Wir wissen, dass jeder allgemeine Ansatz, der sich aus neuen globalen Bedingungen ergibt, ganz pragmatisch die Vielfalt und verschiedenen Stufen der Entwicklung umfassen muss. Das geeignete Mittel für eine harmonische Zusammenarbeit ist die Kooperation, die verschiedene Wege umfasst, die zum selben Ziel führen, nicht die Uniformität eines einzigen Modells, bei dem alle im Gleichschritt marschieren müssen. Vom Einsturz des Turms zu Babel bis zur Auflösung der Sowjetunion lehrt uns die Geschichte, dass Vielfalt in der Natur des Menschen liegt.

Eine derartige Kooperation zum Vorteil aller ist heute wahrscheinlicher als an jedem anderen Punkt in der Geschichte der Menschheit. Es gibt die These, dass die Fähigkeit, Wissen über Kulturen hinweg zu teilen, die dank des »globalen Denkschaltkreises« unserer vernetzten Welt und der weltumspannenden Reichweite der Medien ermöglicht wird, mit einem »horizontalen Gentransfer« vergleichbar ist. Damit könnte eine Regierung, die nicht auf einer konkurrenzorientierten Hierarchie, sondern auf der Verbreitung von Wissen basiert, eine »Evolution der Evolution« darstellen.

Wenn die Menschheit überleben will, muss sie zusammenarbeiten.

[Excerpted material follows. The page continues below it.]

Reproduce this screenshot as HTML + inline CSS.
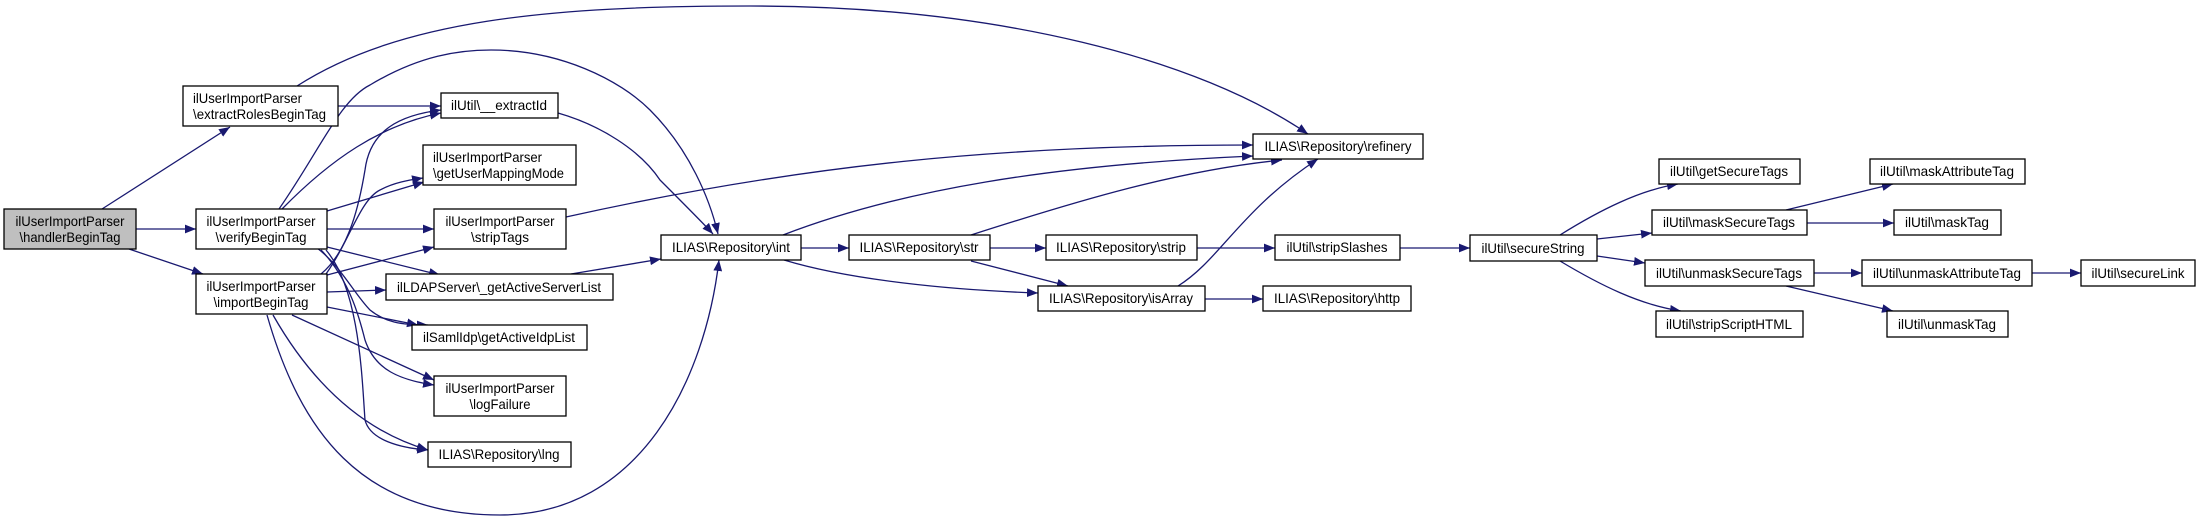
<!DOCTYPE html>
<html><head><meta charset="utf-8"><style>
html,body{margin:0;padding:0;background:#fff}
svg{display:block}
text{font-family:"Liberation Sans",sans-serif;font-size:14px;fill:#000}
.e{fill:none;stroke:#191970;stroke-width:1.3}
.n{fill:#fff;stroke:#000;stroke-width:1.3}
</style></head><body>
<svg width="2197" height="526" viewBox="0 0 2197 526" xmlns="http://www.w3.org/2000/svg">
<defs><marker id="a" viewBox="0 0 10 8" refX="10" refY="4" markerWidth="11" markerHeight="9" markerUnits="userSpaceOnUse" orient="auto"><path d="M0,0L10,4L0,8z" fill="#191970"/></marker></defs>
<g class="e" marker-end="url(#a)">
<path d="M102,209L230,127"/>
<path d="M136,229L196,229"/>
<path d="M129,249L203,274"/>
<path d="M338,106L441,106"/>
<path d="M297,86C400,20 550,6 750,6C1000,6 1200,60 1308,134"/>
<path d="M279,209C320,150 340,100 370,85C420,55 460,50 491,50C560,50 620,80 650,110C690,150 710,200 718,234"/>
<path d="M558,113C600,125 640,150 660,180C690,210 705,225 713,234"/>
<path d="M282,209C330,160 380,125 441,113"/>
<path d="M321,274C350,250 360,200 365,170C370,130 400,115 441,110"/>
<path d="M327,211L424,182"/>
<path d="M327,229L434,229"/>
<path d="M327,247L440,275"/>
<path d="M317,248C340,265 355,295 370,310C385,322 400,325 428,325"/>
<path d="M321,250C350,280 360,320 365,340C375,370 400,380 434,385"/>
<path d="M326,250C360,290 362,380 365,420C370,440 400,448 428,450"/>
<path d="M326,274C350,240 360,200 380,190C395,182 410,180 423,178"/>
<path d="M327,275L434,247"/>
<path d="M327,292L386,290"/>
<path d="M327,307L418,325"/>
<path d="M292,315L434,380"/>
<path d="M273,315C310,380 360,430 428,450"/>
<path d="M267,315C300,430 360,515 500,515C640,515 705,380 719,260"/>
<path d="M566,217C800,165 1000,145 1253,145"/>
<path d="M783,235C900,190 1050,165 1253,156"/>
<path d="M971,235C1080,200 1180,170 1282,160"/>
<path d="M571,274L661,259"/>
<path d="M801,248L849,248"/>
<path d="M784,260C850,280 950,290 1038,293"/>
<path d="M990,248L1046,248"/>
<path d="M971,261L1068,286"/>
<path d="M1178,286C1220,260 1240,210 1318,159"/>
<path d="M1205,299L1263,299"/>
<path d="M1197,248L1275,248"/>
<path d="M1400,248L1470,248"/>
<path d="M1560,235C1600,210 1640,190 1678,184"/>
<path d="M1597,239L1652,233"/>
<path d="M1597,256L1645,263"/>
<path d="M1560,261C1600,285 1640,305 1681,311"/>
<path d="M1786,210L1893,184"/>
<path d="M1807,223L1894,223"/>
<path d="M1814,273L1862,273"/>
<path d="M2032,273L2081,273"/>
<path d="M1786,286L1893,311"/>
</g>
<g>
<rect x="4" y="209" width="132" height="40" fill="#bfbfbf" stroke="#000" stroke-width="1.3"/>
<text x="70" y="226" text-anchor="middle" textLength="109" lengthAdjust="spacingAndGlyphs">ilUserImportParser</text>
<text x="70" y="242" text-anchor="middle" textLength="101" lengthAdjust="spacingAndGlyphs">\handlerBeginTag</text>

<rect class="n" x="183" y="86" width="155" height="40"/>
<text x="193" y="103" textLength="109" lengthAdjust="spacingAndGlyphs">ilUserImportParser</text>
<text x="193" y="119" textLength="133" lengthAdjust="spacingAndGlyphs">\extractRolesBeginTag</text>

<rect class="n" x="196" y="209" width="131" height="40"/>
<text x="261" y="226" text-anchor="middle" textLength="109" lengthAdjust="spacingAndGlyphs">ilUserImportParser</text>
<text x="261" y="242" text-anchor="middle" textLength="91" lengthAdjust="spacingAndGlyphs">\verifyBeginTag</text>

<rect class="n" x="196" y="274" width="131" height="40"/>
<text x="261" y="291" text-anchor="middle" textLength="109" lengthAdjust="spacingAndGlyphs">ilUserImportParser</text>
<text x="261" y="307" text-anchor="middle" textLength="95" lengthAdjust="spacingAndGlyphs">\importBeginTag</text>

<rect class="n" x="441" y="93" width="117" height="25"/>
<text x="499" y="110" text-anchor="middle" textLength="96" lengthAdjust="spacingAndGlyphs">ilUtil\__extractId</text>

<rect class="n" x="423" y="145" width="153" height="40"/>
<text x="433" y="162" textLength="109" lengthAdjust="spacingAndGlyphs">ilUserImportParser</text>
<text x="433" y="178" textLength="131" lengthAdjust="spacingAndGlyphs">\getUserMappingMode</text>

<rect class="n" x="434" y="209" width="132" height="40"/>
<text x="500" y="226" text-anchor="middle" textLength="109" lengthAdjust="spacingAndGlyphs">ilUserImportParser</text>
<text x="500" y="242" text-anchor="middle" textLength="58" lengthAdjust="spacingAndGlyphs">\stripTags</text>

<rect class="n" x="386" y="274" width="227" height="26"/>
<text x="499" y="292" text-anchor="middle" textLength="204" lengthAdjust="spacingAndGlyphs">ilLDAPServer\_getActiveServerList</text>

<rect class="n" x="412" y="325" width="175" height="25"/>
<text x="499" y="342" text-anchor="middle" textLength="152" lengthAdjust="spacingAndGlyphs">ilSamlIdp\getActiveIdpList</text>

<rect class="n" x="434" y="376" width="132" height="40"/>
<text x="500" y="393" text-anchor="middle" textLength="109" lengthAdjust="spacingAndGlyphs">ilUserImportParser</text>
<text x="500" y="409" text-anchor="middle" textLength="61" lengthAdjust="spacingAndGlyphs">\logFailure</text>

<rect class="n" x="428" y="442" width="143" height="25"/>
<text x="499" y="459" text-anchor="middle" textLength="121" lengthAdjust="spacingAndGlyphs">ILIAS\Repository\lng</text>

<rect class="n" x="661" y="235" width="140" height="25"/>
<text x="731" y="252" text-anchor="middle" textLength="118" lengthAdjust="spacingAndGlyphs">ILIAS\Repository\int</text>

<rect class="n" x="849" y="235" width="141" height="25"/>
<text x="919" y="252" text-anchor="middle" textLength="119" lengthAdjust="spacingAndGlyphs">ILIAS\Repository\str</text>

<rect class="n" x="1046" y="235" width="151" height="25"/>
<text x="1121" y="252" text-anchor="middle" textLength="130" lengthAdjust="spacingAndGlyphs">ILIAS\Repository\strip</text>

<rect class="n" x="1275" y="235" width="125" height="25"/>
<text x="1337" y="252" text-anchor="middle" textLength="101" lengthAdjust="spacingAndGlyphs">ilUtil\stripSlashes</text>

<rect class="n" x="1038" y="286" width="167" height="25"/>
<text x="1121" y="303" text-anchor="middle" textLength="144" lengthAdjust="spacingAndGlyphs">ILIAS\Repository\isArray</text>

<rect class="n" x="1263" y="286" width="148" height="25"/>
<text x="1337" y="303" text-anchor="middle" textLength="126" lengthAdjust="spacingAndGlyphs">ILIAS\Repository\http</text>

<rect class="n" x="1253" y="134" width="170" height="25"/>
<text x="1338" y="151" text-anchor="middle" textLength="147" lengthAdjust="spacingAndGlyphs">ILIAS\Repository\refinery</text>

<rect class="n" x="1470" y="235" width="127" height="26"/>
<text x="1533" y="253" text-anchor="middle" textLength="103" lengthAdjust="spacingAndGlyphs">ilUtil\secureString</text>

<rect class="n" x="1659" y="159" width="141" height="25"/>
<text x="1729" y="176" text-anchor="middle" textLength="118" lengthAdjust="spacingAndGlyphs">ilUtil\getSecureTags</text>

<rect class="n" x="1652" y="210" width="155" height="25"/>
<text x="1729" y="227" text-anchor="middle" textLength="132" lengthAdjust="spacingAndGlyphs">ilUtil\maskSecureTags</text>

<rect class="n" x="1645" y="260" width="169" height="26"/>
<text x="1729" y="278" text-anchor="middle" textLength="146" lengthAdjust="spacingAndGlyphs">ilUtil\unmaskSecureTags</text>

<rect class="n" x="1656" y="311" width="147" height="26"/>
<text x="1729" y="329" text-anchor="middle" textLength="126" lengthAdjust="spacingAndGlyphs">ilUtil\stripScriptHTML</text>

<rect class="n" x="1870" y="159" width="155" height="25"/>
<text x="1947" y="176" text-anchor="middle" textLength="134" lengthAdjust="spacingAndGlyphs">ilUtil\maskAttributeTag</text>

<rect class="n" x="1894" y="210" width="107" height="25"/>
<text x="1947" y="227" text-anchor="middle" textLength="84" lengthAdjust="spacingAndGlyphs">ilUtil\maskTag</text>

<rect class="n" x="1862" y="260" width="170" height="26"/>
<text x="1947" y="278" text-anchor="middle" textLength="148" lengthAdjust="spacingAndGlyphs">ilUtil\unmaskAttributeTag</text>

<rect class="n" x="2081" y="260" width="114" height="26"/>
<text x="2138" y="278" text-anchor="middle" textLength="93" lengthAdjust="spacingAndGlyphs">ilUtil\secureLink</text>

<rect class="n" x="1887" y="311" width="121" height="26"/>
<text x="1947" y="329" text-anchor="middle" textLength="98" lengthAdjust="spacingAndGlyphs">ilUtil\unmaskTag</text>
</g>
</svg>
</body></html>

In Verbindung mit der Wissensexplosion in den Naturwissenschaften und der Informationsrevolution weckt diese Notwendigkeit die Hoffnung, dass unsere Spezies die primitive, konkurrenzorientierte Form der menschlichen Evolution – »Survival of the Fittest« – hinter sich lässt und stattdessen einen weniger konfliktreichen, intelligenteren und kooperativeren Weg wählt – das »Überleben der Klügsten«. Intelligentes Regieren ist in diesem Sinn die praktische Anwendung einer weiterentwickelten Weltsicht.

In einer Verbeugung vor der altehrwürdigen Tradition des Ostens könnte man diese Weltsicht Harmonismus nennen. Sie ist vielleicht die Alternative des 21. Jahrhunderts zur beschränkten Vorstellung von »Fortschritt«, die uns zwar fantastische Weiterentwicklungen gebracht, aber auch großen Schaden angerichtet hat – den Verlust der kulturellen Vielfalt, die Vernichtung von Menschenleben und die Zerstörung der Umwelt. Der Harmonismus scheut nicht die Zukunft, stellt sich aber auch kein Utopia an irgendeinem Endpunkt der Geschichte vor. Stattdessen strebt er konstant ein Gleichgewicht an.